The Industrial Revolution 4.0 has brought significant changes to various aspects of human life. We can now clearly observe how this change has become a powerful phenomenon that cannot be stopped throughout 2020 that has just passed. Companies are competing in innovating to win the market competition.
Q: On tourism, millions of foreign tourists fly to Bali each year to enjoy the beaches, terraced rice fields and just take in the sights. What is the situation there now with your border closed to non-residents?
A: Bali is being prepared for re-opening to international tourists.
There has not been a deluge of Covid-19 cases there, but still it has suffered economically due to its dependence on tourism.

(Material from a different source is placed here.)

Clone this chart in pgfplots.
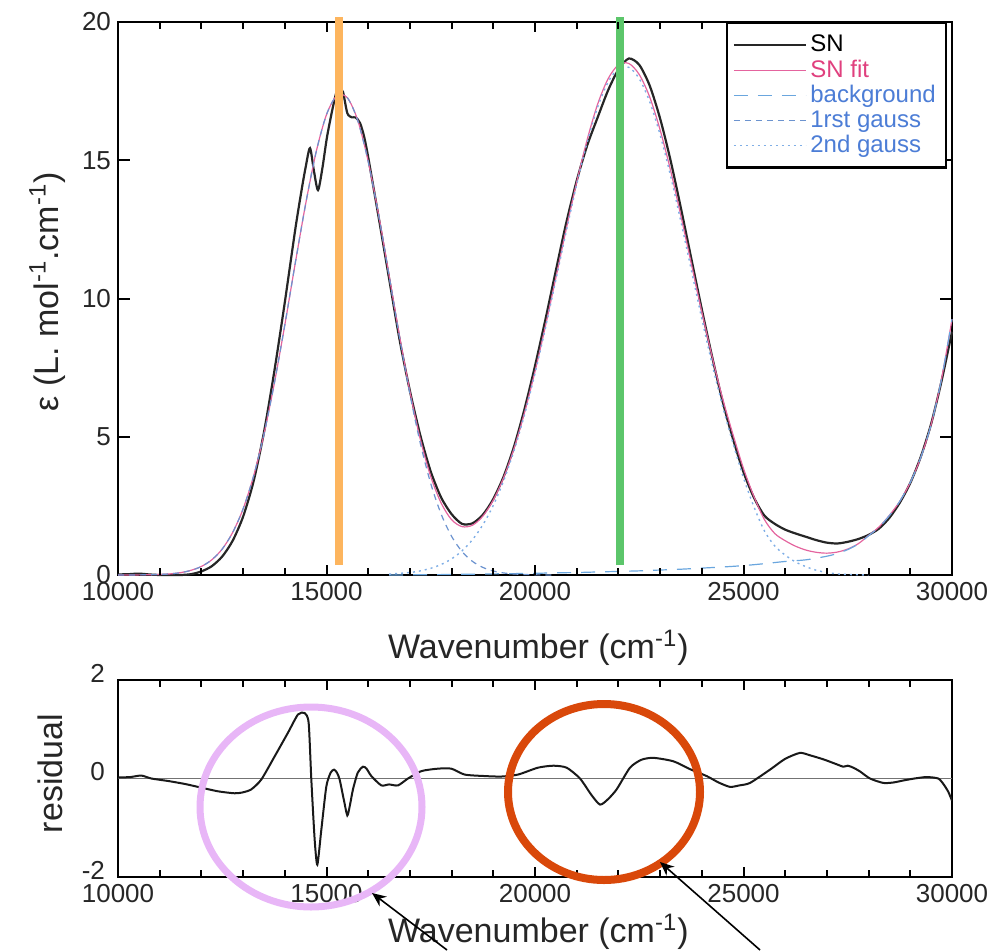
\documentclass[border=0pt]{standalone}
\usepackage{pgfplots}
\pgfplotsset{compat=1.18}
\usepackage{fontspec}
\setmainfont{Liberation Sans}
\usetikzlibrary{arrows.meta}
\definecolor{fitpink}{HTML}{E4649E}
\definecolor{fittext}{HTML}{E0407E}
\definecolor{bgblue}{HTML}{6AA6DE}
\definecolor{gblue}{HTML}{6C93CF}
\definecolor{gdot}{HTML}{7FAEE6}
\definecolor{legblue}{HTML}{4C7DD6}
\definecolor{vorange}{HTML}{FDB55E}
\definecolor{vgreen}{HTML}{5CC66B}
\definecolor{lilac}{HTML}{E8B6F7}
\definecolor{rorange}{HTML}{D9480A}
\pgfplotsset{
  common/.style={
    scale only axis, width=417pt,
    xmin=10000, xmax=30000,
    xtick={10000,15000,20000,25000,30000},
    minor xtick={11000,12000,13000,14000,16000,17000,18000,19000,21000,22000,23000,24000,26000,27000,28000,29000},
    xtick align=inside, ytick align=inside,
    major tick length=5pt, minor tick length=3.5pt,
    every tick/.append style={black, line width=1pt},
    axis line style={line width=1.2pt},
    /pgf/number format/1000 sep={},
    /pgf/number format/assume math mode=true,
    scaled x ticks=false,
    tick label style={font=\fontsize{13}{15}\selectfont, text=black!85},
    label style={font=\fontsize{17}{20}\selectfont, text=black!85},
  }
}
\begin{document}
\begin{tikzpicture}
\path[use as bounding box] (0,0) rectangle (497.5pt,475pt);
% ---------------- top axis ----------------
\begin{axis}[common,
  at={(59pt,187.5pt)}, anchor=south west,
  height=276.5pt,
  ymin=0, ymax=20, ytick={0,5,10,15,20},
  clip=false,
  xlabel={Wavenumber (cm\textsuperscript{-1})},
  xlabel style={at={(axis description cs:0.504,0)}, anchor=center, yshift=-36.5pt},
  ylabel={ε (L. mol\textsuperscript{-1}.cm\textsuperscript{-1})},
  ylabel style={at={(axis description cs:-0.085,0.512)}, anchor=center},
  legend style={at={(axis description cs:0.994,1)}, anchor=north east,
    draw=black, line width=1.2pt, fill=white,
    font=\fontsize{12}{13}\selectfont,
    inner xsep=3pt, inner ysep=4pt, row sep=-1.5pt,
    cells={anchor=west}},
  legend image code/.code={\draw[line width=0.6pt,#1] (0pt,0pt) -- (36pt,0pt);},
]
\addplot[black!85, line width=1.1pt, smooth, tension=0.45] coordinates {
(10000,0.02) (10250,0.03) (10500,0.05) (10750,0.02) (11000,0.0) (11250,0.0)
(11500,0.0) (11750,0.03) (12000,0.13) (12250,0.32) (12500,0.67) (12750,1.24)
(13000,2.11) (13250,3.38) (13500,5.16) (13750,7.38) (14000,9.86) (14250,12.49)
(14400,13.9) (14500,14.75) (14604,15.44) (14700,14.6) (14796,13.92) (14900,14.7)
(15012,15.84) (15150,16.9) (15252,17.54) (15320,17.58) (15396,17.47) (15500,16.7)
(15612,16.55) (15700,16.55) (15803,16.35) (15900,15.87) (16000,15.11) (16250,12.94)
(16500,10.73) (16750,8.53) (17000,6.66) (17250,5.05) (17500,3.74) (17750,2.80)
(18000,2.20) (18250,1.85) (18500,1.87) (18750,2.18) (19000,2.75) (19250,3.57)
(19500,4.66) (19750,6.01) (20000,7.56) (20250,9.24) (20500,11.01) (20750,12.74)
(21000,14.26) (21250,15.53) (21500,16.54) (21750,17.52) (22000,18.28) (22250,18.68)
(22500,18.45) (22750,17.70) (23000,16.51) (23250,15.00) (23500,13.26) (23750,11.43)
(24000,9.61) (24250,7.88) (24500,6.27) (24750,4.91) (25000,3.72) (25250,2.80)
(25500,2.15) (25750,1.85) (26000,1.64) (26250,1.50) (26500,1.38) (26750,1.26)
(27000,1.17) (27250,1.14) (27500,1.20) (27750,1.30) (28000,1.45) (28250,1.68)
(28500,2.07) (28750,2.62) (29000,3.33) (29250,4.27) (29500,5.47) (29750,7.02)
(30000,8.80)
};
\addlegendentry{SN}
\addplot[fitpink, line width=0.6pt, smooth] coordinates {
(10000,0.0) (10500,0.004) (11000,0.02) (11250,0.04) (11500,0.085) (11750,0.17)
(12000,0.31) (12250,0.55) (12500,0.94) (12750,1.54) (13000,2.39) (13250,3.57)
(13500,5.09) (13750,6.94) (14000,9.04) (14250,11.27) (14500,13.42) (14750,15.29)
(15000,16.65) (15250,17.34) (15500,17.26) (15750,16.44) (16000,14.96) (16250,13.03)
(16500,10.85) (16750,8.66) (17000,6.64) (17250,4.91) (17500,3.56) (17750,2.60)
(18000,2.00) (18250,1.75) (18500,1.80) (18750,2.13) (19000,2.71) (19250,3.53)
(19500,4.59) (19750,5.88) (20000,7.36) (20250,9.00) (20500,10.75) (20750,12.52)
(21000,14.21) (21250,15.74) (21500,17.02) (21750,17.94) (22000,18.45) (22250,18.50)
(22500,18.10) (22750,17.29) (23000,16.10) (23250,14.64) (23500,12.98) (23750,11.25)
(24000,9.52) (24250,7.88) (24500,6.38) (24750,5.07) (25000,3.85) (25250,2.84)
(25500,2.01) (25750,1.50) (26000,1.24) (26250,1.04) (26500,0.90) (26750,0.82)
(27000,0.79) (27250,0.83) (27500,0.94) (27750,1.13) (28000,1.43) (28250,1.74)
(28500,2.16) (28750,2.67) (29000,3.35) (29250,4.25) (29500,5.45) (29750,7.10)
(30000,9.25)
};
\addlegendentry{\textcolor{fittext}{SN fit}}
\addplot[bgblue, line width=0.6pt, dash pattern=on 7pt off 5pt, smooth] coordinates {
(16500,0) (17000,0.005) (17500,0.01) (18000,0.02) (18500,0.03) (19000,0.04)
(19500,0.05) (20000,0.06) (20500,0.08) (21000,0.09) (21500,0.11) (22000,0.13)
(22500,0.15) (23000,0.18) (23500,0.21) (24000,0.25) (24500,0.29) (25000,0.34)
(25500,0.41) (26000,0.49) (26500,0.55) (27000,0.68) (27250,0.78) (27500,0.92)
(27750,1.12) (28000,1.42) (28250,1.73) (28500,2.15) (28750,2.67) (29000,3.35)
(29250,4.25) (29500,5.45) (29750,7.10) (30000,9.25)
};
\addlegendentry{\textcolor{legblue}{background}}
\addplot[gblue, line width=0.6pt, dash pattern=on 3pt off 2.5pt, smooth] coordinates {
(10000,0) (10500,0.004) (11000,0.02) (11250,0.042) (11500,0.085) (11750,0.166)
(12000,0.309) (12250,0.552) (12500,0.941) (12750,1.536) (13000,2.394) (13250,3.570)
(13500,5.091) (13750,6.939) (14000,9.043) (14250,11.27) (14500,13.42) (14750,15.29)
(15000,16.65) (15250,17.34) (15500,17.26) (15750,16.43) (16000,14.95) (16250,13.01)
(16500,10.82) (16750,8.608) (17000,6.546) (17250,4.759) (17500,3.308) (17750,2.199)
(18000,1.398) (18250,0.849) (18500,0.493) (18750,0.274) (19000,0.145) (19250,0.074)
(19500,0.036) (20000,0.007) (20500,0.001)
};
\addlegendentry{\textcolor{legblue}{1rst gauss}}
\addplot[gdot, line width=0.7pt, dash pattern=on 1pt off 2pt, smooth] coordinates {
(16500,0.031) (17000,0.091) (17250,0.150) (17500,0.242) (17750,0.381) (18000,0.584)
(18250,0.874) (18500,1.276) (18750,1.817) (19000,2.521) (19250,3.413) (19500,4.508)
(19750,5.805) (20000,7.290) (20250,8.930) (20500,10.67) (20750,12.43) (21000,14.12)
(21250,15.64) (21500,16.91) (21750,17.82) (22000,18.32) (22250,18.36) (22500,17.95)
(22750,17.12) (23000,15.92) (23250,14.44) (23500,12.77) (23750,11.02) (24000,9.270)
(24250,7.607) (24500,6.089) (24750,4.751) (25000,3.51) (25250,2.47) (25500,1.60)
(25750,1.05) (26000,0.72) (26250,0.47) (26500,0.30) (26750,0.17) (27000,0.09)
(27250,0.04) (27500,0.02) (28000,0.0)
};
\addlegendentry{\textcolor{legblue}{2nd gauss}}
\addplot[vorange, line width=4pt, forget plot] coordinates {(15292,0.36) (15292,20.18)};
\addplot[vgreen, line width=4pt, forget plot] coordinates {(22038,0.36) (22038,20.18)};
% tick marks (inward)
\pgfplotsinvokeforeach{11000,12000,13000,14000,16000,17000,18000,19000,21000,22000,23000,24000,26000,27000,28000,29000}{
  \draw[black, line width=1pt] (axis cs:#1,0) -- ++(0pt,3.5pt);
  \draw[black, line width=1pt] (axis cs:#1,20) -- ++(0pt,-3.5pt);
}
\pgfplotsinvokeforeach{15000,20000,25000}{
  \draw[black, line width=1pt] (axis cs:#1,0) -- ++(0pt,5pt);
  \draw[black, line width=1pt] (axis cs:#1,20) -- ++(0pt,-5pt);
}
\pgfplotsinvokeforeach{5,10,15}{
  \draw[black, line width=1pt] (axis cs:10000,#1) -- ++(6pt,0pt);
  \draw[black, line width=1pt] (axis cs:30000,#1) -- ++(-6pt,0pt);
}
\end{axis}
% ---------------- residual axis ----------------
\begin{axis}[common,
  at={(59pt,36.5pt)}, anchor=south west,
  height=98.5pt,
  ymin=-2, ymax=2, ytick={-2,0,2},
  ytick style={draw=none},
  yticklabel style={xshift=-3pt, yshift=3.5pt},
  xlabel={Wavenumber (cm\textsuperscript{-1})},
  xlabel style={at={(axis description cs:0.504,0)}, anchor=center, yshift=-27.5pt},
  ylabel={residual},
  ylabel style={at={(axis description cs:-0.0815,0.525)}, anchor=center},
]
\addplot[black!55, line width=0.8pt] coordinates {(10000,0) (30000,0)};
\addplot[black!90, line width=1pt, smooth, tension=0.4] coordinates {
(10000,0.02) (10300,0.03) (10560,0.06) (10800,0.0) (11200,-0.05) (11600,-0.11)
(11918,-0.17) (12398,-0.26) (12797,-0.30) (13000,-0.28) (13197,-0.22) (13437,-0.02)
(13757,0.45) (14076,0.93) (14316,1.30) (14476,1.33) (14572,1.13) (14636,-0.02)
(14716,-1.24) (14780,-1.75) (14876,-1.04) (14996,-0.16) (15100,0.12) (15180,0.18)
(15250,0.12) (15315,-0.02) (15420,-0.45) (15499,-0.75) (15560,-0.55) (15635,-0.22)
(15750,0.12) (15875,0.24) (15960,0.20) (16075,0.05) (16315,-0.14) (16500,-0.12)
(16714,-0.14) (16954,0.0) (17274,0.15) (17673,0.20) (17993,0.20) (18313,0.08)
(18792,0.05) (19192,0.04) (19592,0.08) (20071,0.22) (20440,0.26) (20759,0.22)
(21079,0.0) (21350,-0.33) (21559,-0.53) (21750,-0.42) (21958,-0.22) (22278,0.22)
(22550,0.38) (22838,0.42) (23317,0.35) (23717,0.19) (24116,0.05) (24400,-0.08)
(24676,-0.17) (24900,-0.14) (25155,-0.09) (25635,0.18) (26000,0.40) (26354,0.52)
(26600,0.47) (26914,0.39) (27200,0.30) (27393,0.24) (27500,0.26) (27633,0.22)
(27800,0.14) (28033,0.0) (28353,-0.09) (28600,-0.08) (28832,-0.04) (29100,0.0)
(29391,0.03) (29671,0.0) (29800,-0.12) (29911,-0.27) (30000,-0.45)
};
\pgfplotsinvokeforeach{11000,12000,13000,14000,16000,17000,18000,19000,21000,22000,23000,24000,26000,27000,28000,29000}{
  \draw[black, line width=1pt] (axis cs:#1,-2) -- ++(0pt,3.5pt);
  \draw[black, line width=1pt] (axis cs:#1,2) -- ++(0pt,-3.5pt);
}
\pgfplotsinvokeforeach{15000,20000,25000}{
  \draw[black, line width=1pt] (axis cs:#1,-2) -- ++(0pt,5pt);
  \draw[black, line width=1pt] (axis cs:#1,2) -- ++(0pt,-5pt);
}
\end{axis}
% ---------------- annotations ----------------
\draw[lilac, line width=3.5pt] (155.5pt,71.5pt) ellipse [x radius=55.5pt, y radius=50pt];
\draw[rorange, line width=4pt] (302pt,79pt) ellipse [x radius=48pt, y radius=44pt];
\draw[black, line width=0.8pt, -{Stealth[length=7pt,width=6pt]}] (223.5pt,0pt) -- (186pt,28.5pt);
\draw[black, line width=0.8pt, -{Stealth[length=7pt,width=6pt]}] (380pt,0pt) -- (330pt,44pt);
\end{tikzpicture}
\end{document}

In December, the UN World Tourism Organisation (UNWTO), in partnership with Indonesia’s Ministry of Foreign Affairs and Ministry of Tourism and Creative Economy, hosted a special Capacity Building Workshop on Restarting International Tourism in Bali.
The workshop had the participation of more than 30 leaders from across the tourism sector, with a further 150 experts and leaders joining virtually.
Discussions focused on the government’s strategy to restart tourism, including the formulation of policies, procedures, health infrastructure and immigration protocols adapted to reflect the new reality. Both the public and private sectors are working together to restart tourism for the benefit of not only visitors to Bali but for all stakeholders, including tourism workers and service providers.